Michael Everson ([email protected])



On 24 Jun 2009, at 11:46, ghunchu'wI' wrote:

> On Jun 24, 2009, at 4:51 AM, Michael Everson wrote:
>
>> You can't "delete" case equivalences from the Standard.
>
> But one is not required to convert "case-equivalent" letters to be  
> indistinguishable. Unicode does have "q" and "Q" as separate  
> letters, after all.

It is however an operation which can occur, for instance by accident  
-- and more easily than replacing all "o"s with "e"s as you mention  
below. And it affects sorting and (as discussed previously) searching.

> Your entire thesis seems to be based on losing information if you  
> choose to modify the case of letters.

My entire thesis is based on a suite of different things, some  
technical, some aesthetic. All have been proposed in good faith.
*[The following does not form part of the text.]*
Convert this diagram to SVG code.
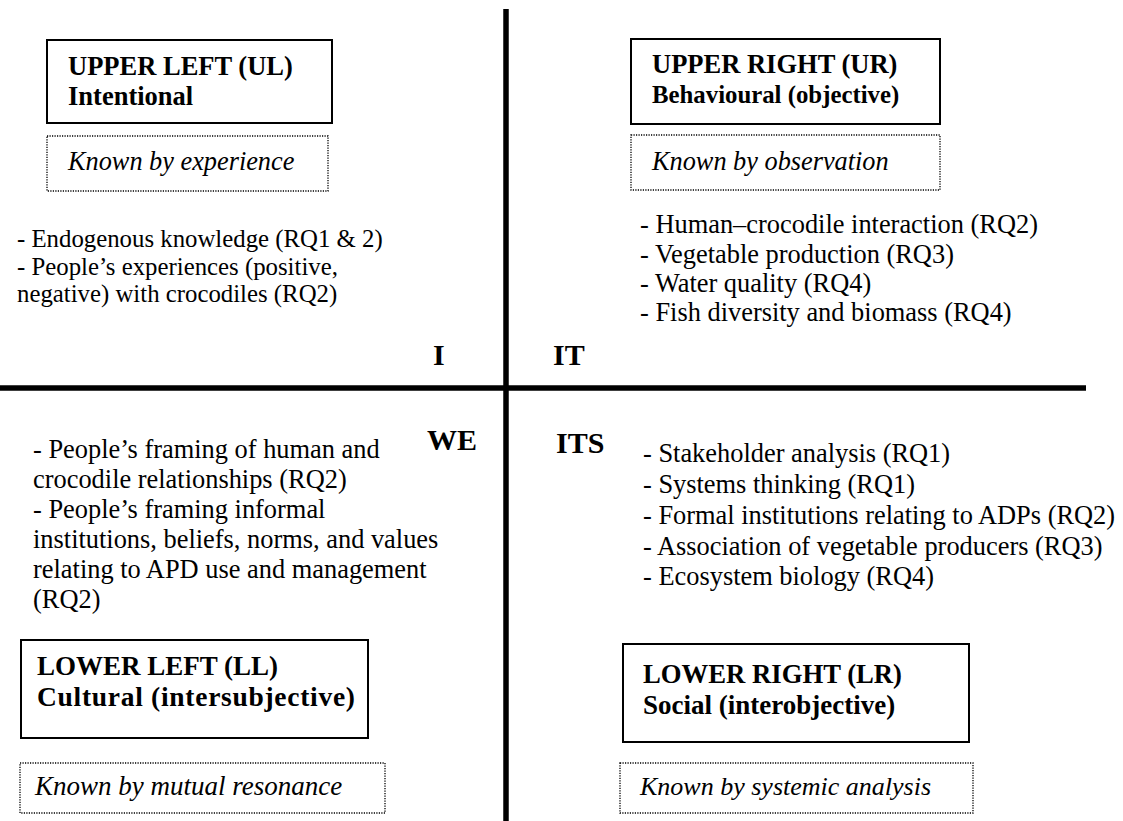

I  
note that I am not the only person so far who has advocated the  
suggestion of entertaining the possibility of orthography reform for  
Klingon.

> So?  If I chose to replace all "o" characters with "e" characters,  
> that would lose information as well.  The proper response to both  
> "problems" is simple: choose not to do it.

"E" and "o" do not share canonical equivalence which is a different  
thing than what you are describing.

> Throwing out a quarter century of printed text and replacing it with  
> a bunch of Greek [sic] that nobody has on their keyboard

'Scuse me, but a variety of scenarios were proposed for discussion.  
And not all by me.

> is an  overreaction to something that is only an issue if you make  
> it one.

It is a data

> Unless you can give a better reason to make it an issue than "you  
> lose information if you apply a case change", I'm done with it.

That has not been the only reason I have given. Case change -- and not  
just for Q/q. Sorting. Searching. Legibility in a variety of  
typefaces. Allowing the language to conform to normal typographic  
practice in terms of casing (which mitigates for better legibility for  
anyone who reads the Latin script natively. And, on top of these,  
showing the Wide World that data integrity is important for  
Klingonists, which can assist in getting the Piqad taken (at least  
somewhat) seriously.

Okrandian orthography is less suited to a modern computing environment  
than something else might be. 1985 was a long time ago.